12.   A machine for every color. While this does require significant investment, if you’re striping large enough properties and you’re regularly faced with striping two or even three colors, dedicating a machine to each color eliminates cleanout at the site, saving time on the job, and avoids the problem of how to dispose of the cleaned out paint. Dual color machines are also available – saving you not only money on equipment but also room in the trailer.

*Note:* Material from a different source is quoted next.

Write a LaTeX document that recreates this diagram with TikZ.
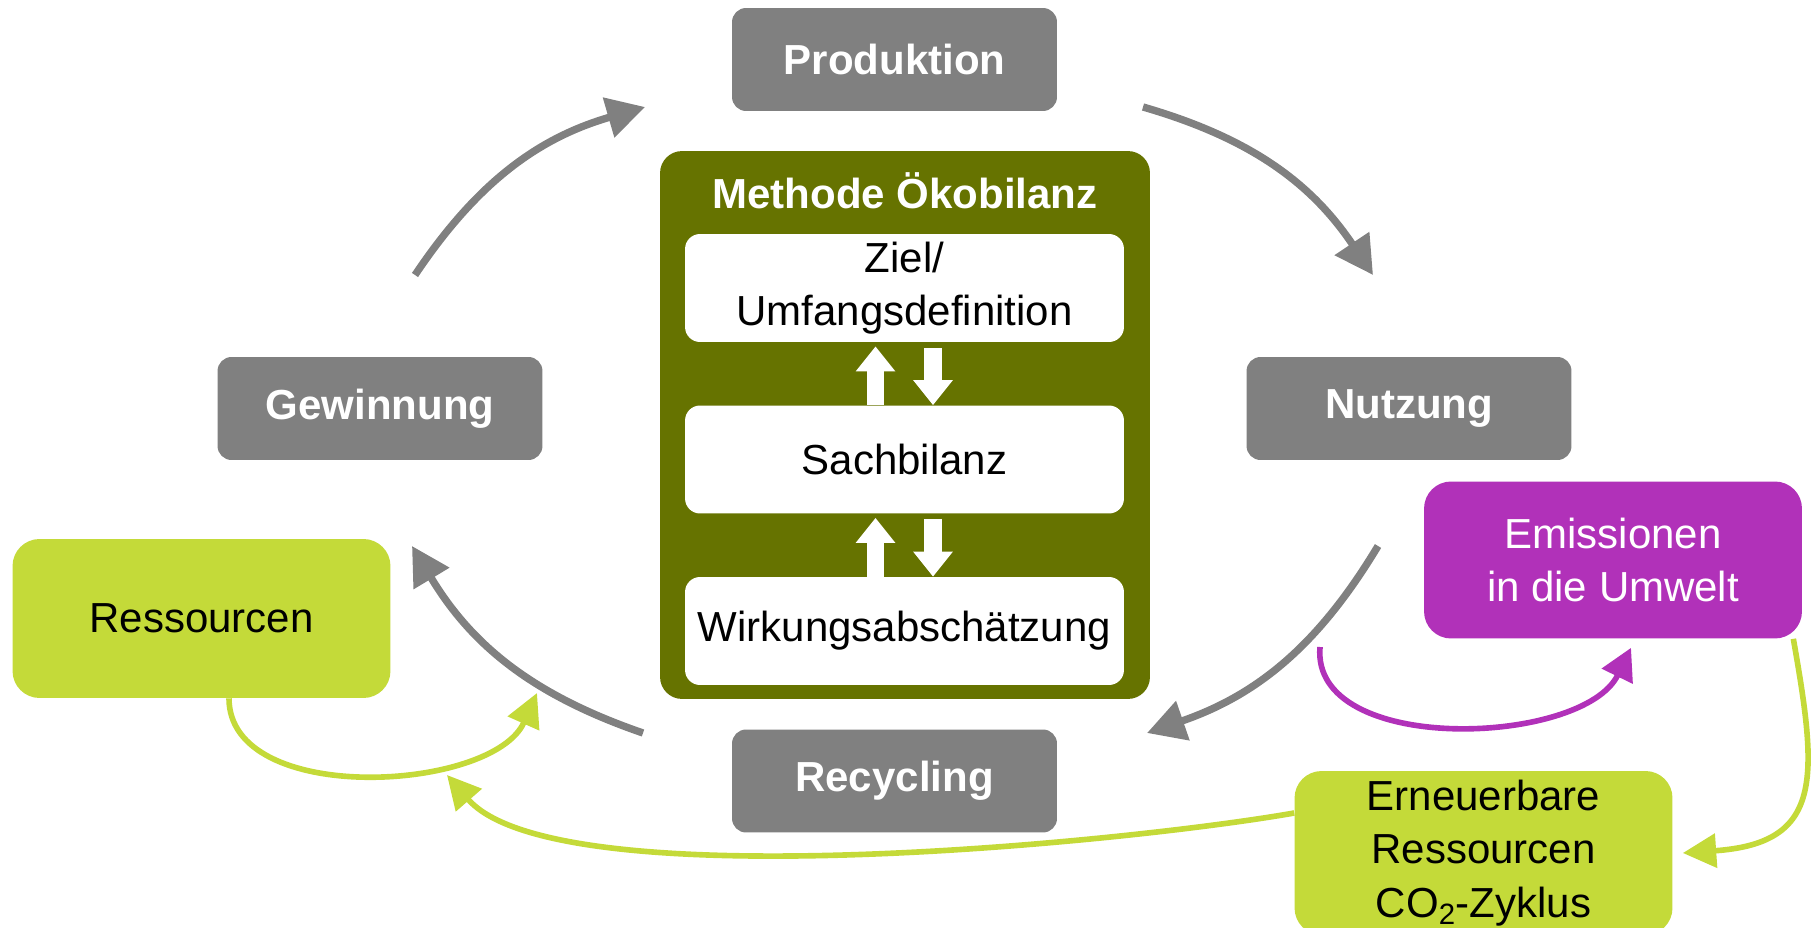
\documentclass[tikz,border=0pt]{standalone}
\usepackage{xcolor}
\usepackage{fontspec}
\setmainfont{Liberation Sans}
\usetikzlibrary{arrows.meta}

\definecolor{phasegray}{HTML}{808080}
\definecolor{methodgreen}{HTML}{667300}
\definecolor{resgreen}{HTML}{C4DA39}
\definecolor{emispurple}{HTML}{B131B9}

\newcommand{\bigfont}{\fontsize{23.9}{30.5}\selectfont}

\tikzset{
  phase/.style={fill=phasegray, rounded corners=0.28cm, minimum width=6.5cm, minimum height=2.06cm, text=white, font=\bigfont\bfseries},
  methodbox/.style={fill=methodgreen, rounded corners=0.44cm, minimum width=9.8cm, minimum height=10.96cm},
  stepbox/.style={fill=white, rounded corners=0.3cm, minimum width=8.78cm, minimum height=2.16cm, align=center, font=\bigfont},
  resbox/.style={fill=resgreen, rounded corners=0.54cm, minimum width=7.56cm, minimum height=3.18cm, align=center, font=\bigfont},
  emisbox/.style={fill=emispurple, rounded corners=0.54cm, minimum width=7.56cm, minimum height=3.14cm, align=center, text=white, font=\bigfont},
  loopflow/.style={draw=phasegray, line width=4.2pt, -{Triangle[length=21.6pt,width=22.8pt]}},
  greenflow/.style={draw=resgreen, line width=3.2pt, -{Triangle[length=19pt,width=19pt]}},
  purpleflow/.style={draw=emispurple, line width=3.2pt, -{Triangle[length=18pt,width=19pt]}},
  exchange/.style={draw=white, line width=10.2pt, -{Triangle[length=14.2pt,width=21.6pt]}}
}

\begin{document}
\begin{tikzpicture}[x=0.02cm, y=-0.02cm]
\useasboundingbox (0,0) rectangle (1817,928);

\node[phase] (prod) at (894.5,59.5) {Produktion};
\node[phase] (gew) at (380,408.5) {Gewinnung};
\node[phase] (nutz) at (1409,408.5) {Nutzung};
\node[phase] (rec) at (894.5,781) {Recycling};

\node[methodbox] (method) at (905,425) {};
\node[text=white, font=\bigfont\bfseries] (title) at (905,191) {Methode Ökobilanz};
\node[stepbox] (ziel) at (904.5,288) {Ziel/\\Umfangsdefinition};
\node[stepbox] (sach) at (904.5,459.5) {Sachbilanz};
\node[stepbox] (wirk) at (904.5,631) {Wirkungsabschätzung};

\draw[exchange, shorten >=2.3pt] ([xshift=-0.58cm]sach.north) -- ([xshift=-0.58cm]ziel.south);
\draw[exchange, shorten <=3.4pt] ([xshift=0.57cm]ziel.south) -- ([xshift=0.57cm]sach.north);
\draw[exchange, shorten >=2.3pt] ([xshift=-0.58cm]wirk.north) -- ([xshift=-0.58cm]sach.south);
\draw[exchange, shorten <=2.8pt] ([xshift=0.57cm]sach.south) -- ([xshift=0.57cm]wirk.north);

\node[resbox] (ress) at (201.5,618.5) {Ressourcen};
\node[emisbox] (emis) at (1613,560) {Emissionen\\in die Umwelt};
\node[resbox, minimum height=3.28cm] (ern) at (1483.5,853) {Erneuerbare\\Ressourcen\\CO\textsubscript{2}-Zyklus};

\coordinate (g1s) at (415,275);
\coordinate (g1e) at (645,107);
\coordinate (g2s) at (1143,107);
\coordinate (g2e) at (1373,275);
\coordinate (g3s) at (1378,546);
\coordinate (g3e) at (1147,733);
\coordinate (g4s) at (643,733);
\coordinate (g4e) at (412,546);
\draw[loopflow] (g1s) to[bend left=20] (g1e);
\draw[loopflow] (g2s) to[bend left=20] (g2e);
\draw[loopflow] (g3s) to[bend left=20] (g3e);
\draw[loopflow] (g4s) to[bend left=20] (g4e);

\coordinate (resin) at (537,693);
\coordinate (renin) at (447,775);
\coordinate (emout) at (1320,647);
\draw[greenflow] ([xshift=0.55cm]ress.south) to[out=-90, in=-114, looseness=0.9] (resin);
\draw[greenflow] (ern.west |- 0,813) to[out=190, in=-49, looseness=0.5] (renin);
\draw[greenflow] ([xshift=-0.18cm]emis.south east) to[out=-80, in=4, looseness=1.5] ([xshift=0.2cm]ern.east);
\draw[purpleflow] (emout) to[out=-95, in=-116, looseness=0.9] ([xshift=0.36cm, yshift=-0.18cm]emis.south);
\end{tikzpicture}
\end{document}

13.   Get some wheels. Introduced to the industry in 1996, attachments that convert a walk-behind striper to a ride-on striper are probably the most-important productivity development to come along since striping contractors went from hand rollers to spray machines (or from nails and string to chalk lines). Attaching a driver to a walk-behind striper enables you to stripe much faster. You can put down more paint in less time than by walking. Productivity, anyone? They’re also a big advantage on a large parking lot where the staging area (and paint) is at one location and the striping is done clear across the lot. Driving back (they travel up to 12 mph) to get more paint takes less time and is way easier for operators. Contractors who rely on driver attachments get so used to them they rarely get off the unit  even on small lots. Users become adept at maneuvering and striping cleanly and accurately even in tight spaces. Use of a driver attachment reduces the wear and tear on your operators because instead of walking, pushing a striper all day, they’re riding. At day’s end they’re less tired and less tired means they’re likely to more productive. Plus, the accumulated wear and tear on operators is reduced so they’re likely to more productive over the following days. Equipment manufacturers now make their own driver attachments and sell units designed specifically for the attachment and with the attachment already included. The drivers are available either gasoline or battery powered.